Central Retinal Thickness
Mean OCT thickness within the central ETDRS region decreased from 371 μm (SD ± 91) at visit 1 to 278.50 μm after the first injection (at 1 month; SD ± 21; P = .013) and was 285 μm at visit 13 (1 month after the 12th injection; SD ± 25; P = .074). Central OCT thickness increased slightly again to follow-up (at 15-16 months; 306 μm, SD ± 33; P = .182 compared to visit 1). Subretinal fluid generally disappeared after the first 1 to 3 injections, whereas intraretinal cystoid changes persisted in some patients throughout the study ( Figure 2 ). Outer retinal changes evident by deposition of subretinal and intraretinal material and disruption and loss of normal retinal OCT band configuration remained stable with only slight intra-individual changes over time. Breaks in the Bruch membrane corresponding to clinically visibly angioid streaks showed no obvious progression during the observation period.
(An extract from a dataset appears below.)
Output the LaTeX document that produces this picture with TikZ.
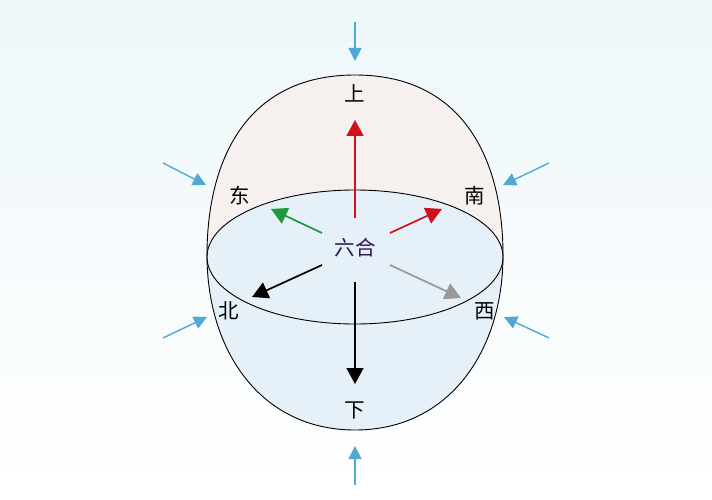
\documentclass[tikz,border=0pt]{standalone}
\usepackage{fontspec}
\newfontfamily\cjk{Noto Sans CJK SC}
\usetikzlibrary{arrows.meta}
\definecolor{bgtop}{HTML}{EDF7FA}
\definecolor{capfill}{HTML}{F6F1EF}
\definecolor{bowlfill}{HTML}{E5F0F8}
\definecolor{dirred}{HTML}{D0101A}
\definecolor{dirgreen}{HTML}{1E9A3A}
\definecolor{dirgray}{HTML}{999999}
\definecolor{pushblue}{HTML}{4FA9D2}
\definecolor{hexcol}{HTML}{2A1850}
\begin{document}
\begin{tikzpicture}[x=1pt, y=-1pt,
  label/.style={font=\cjk\fontsize{20.5}{21}\selectfont, inner sep=0pt},
  dirarrow/.style={line width=1.7pt, -{Triangle[width=17pt,length=16pt]}},
  pusharrow/.style={pushblue, line width=1.4pt, -{Triangle[width=13pt,length=13pt]}}]
% Background
\shade[top color=bgtop, bottom color=white] (0,0) rectangle (712,500);
\useasboundingbox (0,0) rectangle (712,500);

% Upper cap and lower bowl
\def\capline{(207,255) .. controls (207,165) and (243,75) .. (355,75)
  .. controls (467,75) and (503,165) .. (503,255)}
\def\bowlline{(207,255) .. controls (207,350) and (260,430) .. (355,430)
  .. controls (450,430) and (503,350) .. (503,255)}
\fill[capfill] \capline -- cycle;
\fill[bowlfill] \bowlline -- cycle;
\fill[bowlfill] (355,257) ellipse[x radius=148, y radius=67];
\draw[line width=0.9pt] \capline;
\draw[line width=0.9pt] \bowlline;
\draw[line width=0.9pt] (355,257) ellipse[x radius=148, y radius=67];

% Labels
\node[label, text=hexcol] (center) at (355,248) {六合};
\node[label] (up) at (355,93) {上};
\node[label] (down) at (355,410) {下};
\node[label] (east) at (240,196) {东};
\node[label] (south) at (475,196) {南};
\node[label] (north) at (229,311) {北};
\node[label] (west) at (485,311) {西};

% Direction arrows
\coordinate (upS) at (355,218);   \coordinate (upE) at (355,120);
\coordinate (downS) at (355,282); \coordinate (downE) at (355,384);
\coordinate (eastS) at (322,233); \coordinate (eastE) at (271,209);
\coordinate (southS) at (390,233); \coordinate (southE) at (442,209);
\coordinate (northS) at (322,265); \coordinate (northE) at (252,297);
\coordinate (westS) at (390,265); \coordinate (westE) at (461,298);
\draw[dirarrow, dirred] (upS) -- (upE);
\draw[dirarrow, black] (downS) -- (downE);
\draw[dirarrow, dirgreen] (eastS) -- (eastE);
\draw[dirarrow, dirred] (southS) -- (southE);
\draw[dirarrow, black] (northS) -- (northE);
\draw[dirarrow, dirgray] (westS) -- (westE);

% Outside pressure arrows
\coordinate (topA) at (355,22);    \coordinate (topB) at (355,61);
\coordinate (botA) at (355,485);   \coordinate (botB) at (355,446);
\coordinate (luA) at (163,163);    \coordinate (luB) at (206,185);
\coordinate (ruA) at (549,163);    \coordinate (ruB) at (503,185);
\coordinate (llA) at (163,338);    \coordinate (llB) at (207,317);
\coordinate (rlA) at (549,338);    \coordinate (rlB) at (504,317);
\foreach \a/\b in {topA/topB, botA/botB, luA/luB, ruA/ruB, llA/llB, rlA/rlB}
  \draw[pusharrow] (\a) -- (\b);
\end{tikzpicture}
\end{document}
Central Visual Field Testing (microperimetry)
All patients had preexisting absolute scotomas in the area of central atrophic or fibrotic changes and 2 patients had a reproducible generalized reduction of central retinal light increment sensitivity (LIS). Overall, retinal LIS improved over the course of the study from a mean of 6.6 dB (SD ± 5.9) of all tested points at baseline to 7.4 dB (SD ± 6.2; P < .001) until last follow-up. Improvements were located in areas corresponding to active CNVs on FA and slight reductions of LIS in areas adjacent to atrophic or fibrotic changes seen on funduscopy, color photography, and FAF (examples in Figure 3 ).